Like in previous studies, the number of papers written by collaborators falls markedly when a notable co-author passes away. But that decrease is more than counterbalanced by papers from newcomers to the field. Overall, those subfields expand by around 7 percent.
“It's not a revolution,” Azoulay said. “But 7 percent is a lot of papers.”
Two features of the new intellectual landscapes stood out to the authors. First, the new contributions were important, in the sense that they went on to be highly cited. Second, the outsiders brought ideas that pushed the subfields in new, fruitful directions.
Azoulay was quick to say that more work needs to be done to understand why science flourishes after the death of a luminary. But he and his co-authors don’t think that prominent scientists intentionally turn away newcomers. Instead, researchers with different ideas appear to stay away—without necessarily being told to stay away—because the community of scientists in fields with superstars are more likely to have settled on which questions to tackle and the right way to study them. Getting a hearing in these fields may look difficult from the outside.

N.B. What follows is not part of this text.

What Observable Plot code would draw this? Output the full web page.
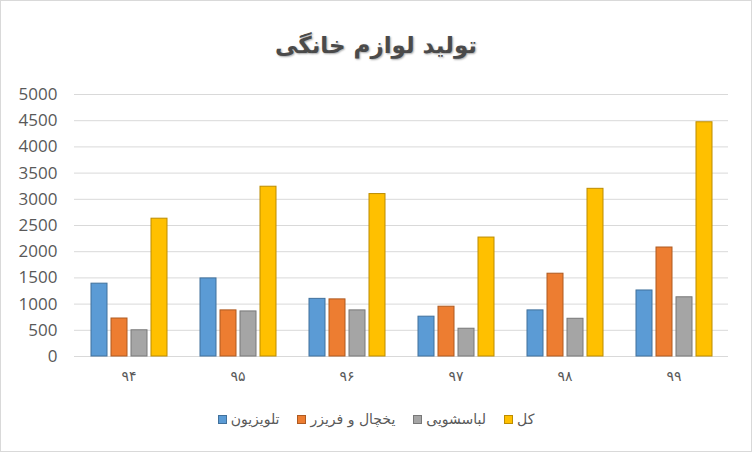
<!DOCTYPE html>
<html>
<head>
<meta charset="utf-8">
<script src="https://cdn.jsdelivr.net/npm/d3@7"></script>
<script src="https://cdn.jsdelivr.net/npm/@observablehq/plot@0.6"></script>
<style>
  html, body { margin: 0; padding: 0; background: #fff; }
  #chart {
    width: 750px; height: 450px; border: 1px solid #d9d9d9; position: relative;
    font-family: "Open Sans", "DejaVu Sans", sans-serif; color: #595959; overflow: hidden;
  }
  #title {
    height: 72px; box-sizing: border-box; padding-top: 29px; text-align: center;
    font-family: "DejaVu Sans", sans-serif; font-weight: bold; font-size: 23px; line-height: 30px;
    color: #4a4a4a; text-shadow: 1px 1px 2px rgba(0,0,0,0.35); letter-spacing: 0px;
  }
  #legend {
    display: flex; justify-content: center; gap: 18px; padding-top: 18px;
    font-family: "DejaVu Sans", sans-serif; font-size: 14px; color: #595959;
  }
  .item { display: flex; align-items: center; gap: 4px; }
  .sw { width: 9px; height: 9px; box-sizing: border-box; }
  [aria-label^="fx-axis"] text { font-size: 14px; font-family: "DejaVu Sans", sans-serif; }
</style>
</head>
<body>
<div id="chart">
  <div id="title" dir="rtl">تولید لوازم خانگی</div>
  <div id="plot"></div>
  <div id="legend"></div>
</div>
<script>
const years = ["۹۴", "۹۵", "۹۶", "۹۷", "۹۸", "۹۹"];
const seriesNames = ["تلویزیون", "یخچال و فریزر", "لباسشویی", "کل"];
const tv = [1390, 1490, 1100, 760, 880, 1260];
const fridge = [725, 880, 1090, 950, 1580, 2080];
const washer = [500, 860, 880, 530, 720, 1130];
const total = [2630, 3240, 3100, 2270, 3200, 4470];
const yTicks = [0, 500, 1000, 1500, 2000, 2500, 3000, 3500, 4000, 4500, 5000];
const fills = ["#5b9bd5", "#ed7d31", "#a5a5a5", "#ffc000"];
const strokes = ["#41719c", "#ae5a21", "#787878", "#bc8c00"];

const seriesValues = [tv, fridge, washer, total];
const rows = years.flatMap((yr, i) => seriesNames.map((s, j) => ({year: yr, series: s, value: seriesValues[j][i]})));

const plot = Plot.plot({
  width: 750,
  height: 320,
  marginLeft: 71,
  marginRight: 22,
  marginTop: 21,
  marginBottom: 37,
  style: {fontSize: "17px", fontFamily: "'Open Sans', 'DejaVu Sans', sans-serif", color: "#595959", background: "transparent"},
  facet: {data: rows, x: "year"},
  fx: {domain: years, padding: 0, axis: "bottom", tickSize: 0, tickPadding: 15, label: null},
  x: {domain: seriesNames, paddingInner: 0.22, paddingOuter: 0.8, axis: null},
  y: {domain: [0, 5000], ticks: yTicks, tickSize: 0, tickPadding: 17, label: null, tickFormat: d => String(d)},
  marks: [
    Plot.ruleY(yTicks, {stroke: "#d9d9d9", strokeWidth: 1}),
    ...seriesNames.map((s, j) => Plot.barY(rows, {
      filter: d => d.series === s,
      x: "series", y: "value",
      fill: fills[j], stroke: strokes[j], strokeWidth: 1
    }))
  ]
});
document.getElementById("plot").appendChild(plot);

const legend = document.getElementById("legend");
seriesNames.forEach((s, j) => {
  const it = document.createElement("div");
  it.className = "item";
  const sw = document.createElement("div");
  sw.className = "sw";
  sw.style.background = fills[j];
  sw.style.border = "1px solid " + strokes[j];
  const t = document.createElement("span");
  t.dir = "rtl";
  t.textContent = s;
  it.appendChild(sw);
  it.appendChild(t);
  legend.appendChild(it);
});
</script>
</body>
</html>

The power that comes with reaching the top may not be all bad. It might even be what drives many scientists to do their greatest work. But the authors’ findings should give journal editors and funding agencies pause to think about who they’re supporting and why.
“I think it should make people, in particular people in power, a little more self-aware,” Azoulay said. “The blocked contributors of today will be those doing the blocking tomorrow.”
“Does Science Advance One Funeral at a Time?” appears in the August issue of The American Economic Review.